Euroland money numbers: mixed signals
Euroland monetary trends have stabilised since mid-2018, suggesting weak GDP growth in the first half of 2019 but no further slowdown. The sectoral breakdown of the latest numbers, however, is troubling: corporate narrow money trends have deteriorated, particularly in Germany, signalling likely business retrenchment.
Six-month growth of real narrow money, as measured by non-financial M1 deflated by consumer prices, edged down in November but remained above a double-bottom low in April / July 2018. The corresponding growth rate of the broader real non-financial M3 measure rose further to an 11-month high, having bottomed in March / April – see first chart.

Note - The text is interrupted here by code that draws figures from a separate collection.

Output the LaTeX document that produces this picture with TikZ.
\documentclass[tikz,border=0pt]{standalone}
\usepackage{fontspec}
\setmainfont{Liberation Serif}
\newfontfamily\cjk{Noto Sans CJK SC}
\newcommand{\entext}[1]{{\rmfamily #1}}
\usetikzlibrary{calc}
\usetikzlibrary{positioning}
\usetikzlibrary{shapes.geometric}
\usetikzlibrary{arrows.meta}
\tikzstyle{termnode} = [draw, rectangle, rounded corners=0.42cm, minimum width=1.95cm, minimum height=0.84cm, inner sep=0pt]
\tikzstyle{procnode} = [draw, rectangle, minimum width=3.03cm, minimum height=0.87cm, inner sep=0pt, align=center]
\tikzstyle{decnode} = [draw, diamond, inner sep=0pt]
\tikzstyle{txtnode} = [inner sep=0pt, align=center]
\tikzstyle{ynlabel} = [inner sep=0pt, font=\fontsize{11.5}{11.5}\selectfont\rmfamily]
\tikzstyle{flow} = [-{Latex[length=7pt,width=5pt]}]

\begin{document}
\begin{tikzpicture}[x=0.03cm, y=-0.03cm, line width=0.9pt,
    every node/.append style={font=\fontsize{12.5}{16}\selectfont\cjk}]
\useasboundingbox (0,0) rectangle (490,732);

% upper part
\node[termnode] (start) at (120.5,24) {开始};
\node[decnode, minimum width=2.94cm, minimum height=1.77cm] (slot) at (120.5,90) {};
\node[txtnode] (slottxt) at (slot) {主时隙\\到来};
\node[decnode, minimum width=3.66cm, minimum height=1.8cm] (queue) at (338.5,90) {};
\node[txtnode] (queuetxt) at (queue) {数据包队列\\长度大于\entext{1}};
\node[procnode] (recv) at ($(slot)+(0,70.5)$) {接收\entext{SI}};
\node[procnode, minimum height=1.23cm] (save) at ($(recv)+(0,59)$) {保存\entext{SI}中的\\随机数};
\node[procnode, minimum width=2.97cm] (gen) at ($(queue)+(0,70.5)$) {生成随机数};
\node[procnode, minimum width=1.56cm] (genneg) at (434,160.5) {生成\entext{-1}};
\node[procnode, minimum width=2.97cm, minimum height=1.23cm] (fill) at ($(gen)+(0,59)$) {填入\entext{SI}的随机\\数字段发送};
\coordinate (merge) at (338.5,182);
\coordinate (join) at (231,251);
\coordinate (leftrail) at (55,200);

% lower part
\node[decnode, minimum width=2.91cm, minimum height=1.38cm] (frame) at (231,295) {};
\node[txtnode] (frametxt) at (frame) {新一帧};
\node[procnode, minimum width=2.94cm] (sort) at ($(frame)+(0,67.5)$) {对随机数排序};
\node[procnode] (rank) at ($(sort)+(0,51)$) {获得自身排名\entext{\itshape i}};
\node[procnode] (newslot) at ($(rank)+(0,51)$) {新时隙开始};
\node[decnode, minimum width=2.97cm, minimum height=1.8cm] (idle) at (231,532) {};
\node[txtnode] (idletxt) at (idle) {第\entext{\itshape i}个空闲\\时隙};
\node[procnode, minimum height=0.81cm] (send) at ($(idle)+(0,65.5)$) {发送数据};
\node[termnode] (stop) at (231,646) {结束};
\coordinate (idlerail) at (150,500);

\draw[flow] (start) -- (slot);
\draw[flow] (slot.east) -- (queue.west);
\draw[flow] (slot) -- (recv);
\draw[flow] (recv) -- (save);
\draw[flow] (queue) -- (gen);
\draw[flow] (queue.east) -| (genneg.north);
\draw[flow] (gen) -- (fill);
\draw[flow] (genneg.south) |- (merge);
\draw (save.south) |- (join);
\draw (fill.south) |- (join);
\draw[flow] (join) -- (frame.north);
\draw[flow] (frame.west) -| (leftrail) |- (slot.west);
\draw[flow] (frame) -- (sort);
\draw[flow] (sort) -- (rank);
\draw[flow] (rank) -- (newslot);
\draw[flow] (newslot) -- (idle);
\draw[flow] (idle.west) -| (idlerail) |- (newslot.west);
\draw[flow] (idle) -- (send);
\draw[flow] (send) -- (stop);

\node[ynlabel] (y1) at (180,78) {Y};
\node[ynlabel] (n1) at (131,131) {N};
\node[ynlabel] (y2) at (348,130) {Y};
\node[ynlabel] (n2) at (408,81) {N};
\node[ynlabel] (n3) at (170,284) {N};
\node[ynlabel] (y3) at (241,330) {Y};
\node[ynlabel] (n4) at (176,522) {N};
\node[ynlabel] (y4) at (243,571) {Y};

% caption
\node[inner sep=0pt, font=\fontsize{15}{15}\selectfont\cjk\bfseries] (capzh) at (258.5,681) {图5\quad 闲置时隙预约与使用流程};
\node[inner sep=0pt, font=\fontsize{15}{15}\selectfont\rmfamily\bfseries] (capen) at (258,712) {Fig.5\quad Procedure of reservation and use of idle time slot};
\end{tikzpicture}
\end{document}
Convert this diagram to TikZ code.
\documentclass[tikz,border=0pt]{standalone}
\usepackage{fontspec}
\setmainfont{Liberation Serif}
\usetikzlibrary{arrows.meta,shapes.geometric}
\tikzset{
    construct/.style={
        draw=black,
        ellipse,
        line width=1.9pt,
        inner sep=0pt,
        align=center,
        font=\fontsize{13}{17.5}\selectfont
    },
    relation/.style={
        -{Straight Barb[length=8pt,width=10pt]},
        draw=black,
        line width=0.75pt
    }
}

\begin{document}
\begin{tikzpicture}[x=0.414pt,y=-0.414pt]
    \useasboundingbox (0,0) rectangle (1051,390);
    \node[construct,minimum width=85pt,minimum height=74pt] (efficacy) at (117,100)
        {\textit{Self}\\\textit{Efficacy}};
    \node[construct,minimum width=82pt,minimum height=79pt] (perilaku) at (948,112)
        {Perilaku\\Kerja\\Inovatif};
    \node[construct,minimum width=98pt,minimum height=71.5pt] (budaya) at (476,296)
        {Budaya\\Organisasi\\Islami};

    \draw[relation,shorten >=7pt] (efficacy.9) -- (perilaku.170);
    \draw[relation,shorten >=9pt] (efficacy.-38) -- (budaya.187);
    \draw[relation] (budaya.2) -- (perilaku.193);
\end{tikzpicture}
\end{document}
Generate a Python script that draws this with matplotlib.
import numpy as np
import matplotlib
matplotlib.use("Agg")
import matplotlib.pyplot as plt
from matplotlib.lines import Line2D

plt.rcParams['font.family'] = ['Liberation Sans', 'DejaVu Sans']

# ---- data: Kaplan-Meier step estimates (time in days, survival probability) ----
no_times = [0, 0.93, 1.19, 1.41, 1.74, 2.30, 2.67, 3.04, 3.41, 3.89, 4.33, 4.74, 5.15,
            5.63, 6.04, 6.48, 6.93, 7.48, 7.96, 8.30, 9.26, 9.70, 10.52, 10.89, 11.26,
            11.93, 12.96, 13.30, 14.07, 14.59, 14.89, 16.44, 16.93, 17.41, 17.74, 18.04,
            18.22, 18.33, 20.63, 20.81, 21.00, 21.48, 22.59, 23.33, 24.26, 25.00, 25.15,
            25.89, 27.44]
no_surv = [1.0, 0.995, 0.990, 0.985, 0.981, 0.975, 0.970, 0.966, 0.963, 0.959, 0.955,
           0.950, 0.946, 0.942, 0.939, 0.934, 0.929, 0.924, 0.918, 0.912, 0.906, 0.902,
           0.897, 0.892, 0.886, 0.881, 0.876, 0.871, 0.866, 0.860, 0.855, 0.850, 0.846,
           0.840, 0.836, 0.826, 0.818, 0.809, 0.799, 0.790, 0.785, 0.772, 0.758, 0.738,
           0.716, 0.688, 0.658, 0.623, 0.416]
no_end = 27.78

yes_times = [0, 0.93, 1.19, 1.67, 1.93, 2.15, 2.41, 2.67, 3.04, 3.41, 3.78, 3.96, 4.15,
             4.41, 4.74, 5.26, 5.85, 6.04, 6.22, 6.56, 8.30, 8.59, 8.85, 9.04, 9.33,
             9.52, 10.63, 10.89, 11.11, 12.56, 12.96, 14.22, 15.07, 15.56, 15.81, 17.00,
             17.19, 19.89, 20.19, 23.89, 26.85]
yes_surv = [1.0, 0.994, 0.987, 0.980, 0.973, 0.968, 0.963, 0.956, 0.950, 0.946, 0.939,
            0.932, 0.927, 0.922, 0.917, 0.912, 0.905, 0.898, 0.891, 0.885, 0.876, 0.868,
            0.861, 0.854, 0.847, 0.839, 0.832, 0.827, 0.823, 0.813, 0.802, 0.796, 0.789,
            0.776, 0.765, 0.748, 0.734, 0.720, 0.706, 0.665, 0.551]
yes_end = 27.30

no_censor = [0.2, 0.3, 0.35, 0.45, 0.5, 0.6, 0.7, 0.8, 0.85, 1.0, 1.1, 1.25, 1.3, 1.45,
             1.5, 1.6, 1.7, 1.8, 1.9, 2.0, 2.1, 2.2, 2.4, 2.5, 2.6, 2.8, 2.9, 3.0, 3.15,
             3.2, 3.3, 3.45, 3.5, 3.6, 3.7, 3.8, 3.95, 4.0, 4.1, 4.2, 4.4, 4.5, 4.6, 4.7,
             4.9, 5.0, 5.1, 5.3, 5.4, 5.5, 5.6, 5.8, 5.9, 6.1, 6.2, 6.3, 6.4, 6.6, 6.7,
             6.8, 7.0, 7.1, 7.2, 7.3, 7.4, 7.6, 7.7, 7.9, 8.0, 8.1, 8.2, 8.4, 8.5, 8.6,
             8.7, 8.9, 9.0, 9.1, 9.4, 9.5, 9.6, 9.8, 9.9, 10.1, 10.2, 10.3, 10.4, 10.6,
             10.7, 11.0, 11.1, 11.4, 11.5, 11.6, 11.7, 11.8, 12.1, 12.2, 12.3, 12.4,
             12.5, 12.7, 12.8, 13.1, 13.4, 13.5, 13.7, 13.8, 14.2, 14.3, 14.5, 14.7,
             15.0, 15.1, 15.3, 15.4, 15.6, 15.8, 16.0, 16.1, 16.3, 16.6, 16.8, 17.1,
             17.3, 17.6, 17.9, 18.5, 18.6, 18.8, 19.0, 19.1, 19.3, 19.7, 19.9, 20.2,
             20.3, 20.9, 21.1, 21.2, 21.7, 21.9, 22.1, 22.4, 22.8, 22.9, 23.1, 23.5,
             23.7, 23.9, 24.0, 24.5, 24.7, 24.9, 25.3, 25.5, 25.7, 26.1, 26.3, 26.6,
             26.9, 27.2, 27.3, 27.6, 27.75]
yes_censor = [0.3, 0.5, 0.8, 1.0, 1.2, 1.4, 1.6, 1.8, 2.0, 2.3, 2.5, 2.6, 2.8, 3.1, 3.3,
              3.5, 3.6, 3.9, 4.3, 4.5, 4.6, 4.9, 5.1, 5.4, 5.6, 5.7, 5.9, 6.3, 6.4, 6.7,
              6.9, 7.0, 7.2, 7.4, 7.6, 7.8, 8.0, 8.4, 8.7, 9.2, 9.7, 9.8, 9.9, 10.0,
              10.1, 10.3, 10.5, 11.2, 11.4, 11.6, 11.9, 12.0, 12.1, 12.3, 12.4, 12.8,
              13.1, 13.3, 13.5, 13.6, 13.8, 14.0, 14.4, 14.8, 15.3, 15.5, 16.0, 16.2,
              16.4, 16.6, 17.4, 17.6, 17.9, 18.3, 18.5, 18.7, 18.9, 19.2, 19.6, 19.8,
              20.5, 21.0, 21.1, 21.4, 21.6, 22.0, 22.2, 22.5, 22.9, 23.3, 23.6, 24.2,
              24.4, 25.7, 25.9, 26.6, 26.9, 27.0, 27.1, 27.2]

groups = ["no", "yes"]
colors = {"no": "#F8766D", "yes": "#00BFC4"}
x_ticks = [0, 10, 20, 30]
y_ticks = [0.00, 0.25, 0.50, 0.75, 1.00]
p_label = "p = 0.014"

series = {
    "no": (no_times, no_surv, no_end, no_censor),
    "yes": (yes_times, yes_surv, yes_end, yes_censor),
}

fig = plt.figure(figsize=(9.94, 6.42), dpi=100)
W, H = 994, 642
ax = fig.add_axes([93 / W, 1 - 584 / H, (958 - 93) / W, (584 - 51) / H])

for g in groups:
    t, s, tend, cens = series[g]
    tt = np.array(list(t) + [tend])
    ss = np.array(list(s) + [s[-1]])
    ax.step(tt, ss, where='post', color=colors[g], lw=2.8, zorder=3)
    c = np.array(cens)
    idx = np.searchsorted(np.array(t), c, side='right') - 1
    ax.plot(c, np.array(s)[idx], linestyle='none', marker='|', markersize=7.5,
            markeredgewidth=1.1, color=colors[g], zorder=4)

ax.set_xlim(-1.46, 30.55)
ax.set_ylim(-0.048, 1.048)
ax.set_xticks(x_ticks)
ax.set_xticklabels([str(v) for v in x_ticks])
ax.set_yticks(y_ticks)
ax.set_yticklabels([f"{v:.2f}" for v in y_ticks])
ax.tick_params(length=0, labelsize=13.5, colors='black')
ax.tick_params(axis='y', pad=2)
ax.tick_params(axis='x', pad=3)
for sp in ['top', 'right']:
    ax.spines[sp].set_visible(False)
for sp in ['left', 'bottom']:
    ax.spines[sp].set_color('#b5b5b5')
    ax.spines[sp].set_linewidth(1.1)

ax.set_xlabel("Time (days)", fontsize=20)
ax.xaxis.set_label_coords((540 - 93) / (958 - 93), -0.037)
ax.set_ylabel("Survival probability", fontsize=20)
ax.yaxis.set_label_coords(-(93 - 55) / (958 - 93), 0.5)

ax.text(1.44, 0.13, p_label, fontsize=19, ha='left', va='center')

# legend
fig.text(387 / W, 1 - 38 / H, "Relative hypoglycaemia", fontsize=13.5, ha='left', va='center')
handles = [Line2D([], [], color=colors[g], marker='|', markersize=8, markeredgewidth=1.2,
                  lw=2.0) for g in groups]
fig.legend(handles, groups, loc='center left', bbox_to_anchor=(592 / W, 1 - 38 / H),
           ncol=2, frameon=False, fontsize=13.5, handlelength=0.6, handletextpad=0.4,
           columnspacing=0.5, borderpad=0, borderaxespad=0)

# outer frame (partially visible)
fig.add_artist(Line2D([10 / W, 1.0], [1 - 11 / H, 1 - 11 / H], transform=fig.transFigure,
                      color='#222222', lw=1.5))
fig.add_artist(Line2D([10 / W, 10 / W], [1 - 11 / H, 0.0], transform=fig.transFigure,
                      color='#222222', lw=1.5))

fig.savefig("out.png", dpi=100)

GDP appears to have grown at an annualised rate of only about 1% during the second half of 2018, well below ECB and consensus expectations. The headline money trends suggest little or no improvement during the first half of 2019. The December ECB staff forecast of a rebound in growth to 0.5% per quarter, or 2.0% annualised, looks fanciful.
The sectoral breakdown of non-financial M1 deposits reveals a divergence between resilient household and weak corporate trends. Six-month growth of real deposits of non-financial corporations (NFCs) fell in November and is back near July’s six-year low – second chart. The concern is that corporate money weakness is signalling further cuts to investment and hiring plans, with knock-on effects to household incomes and money demand. Corporate money often leads household and aggregate trends, e.g. before the 2011-12 recession and the subsequent recovery.
The country breakdown shows that corporate real M1 deposits have contracted in Germany and Italy, contrasting with a recent recovery in growth rates in France and Spain. German weakness is comparable with that observed before the last two recessions – third chart.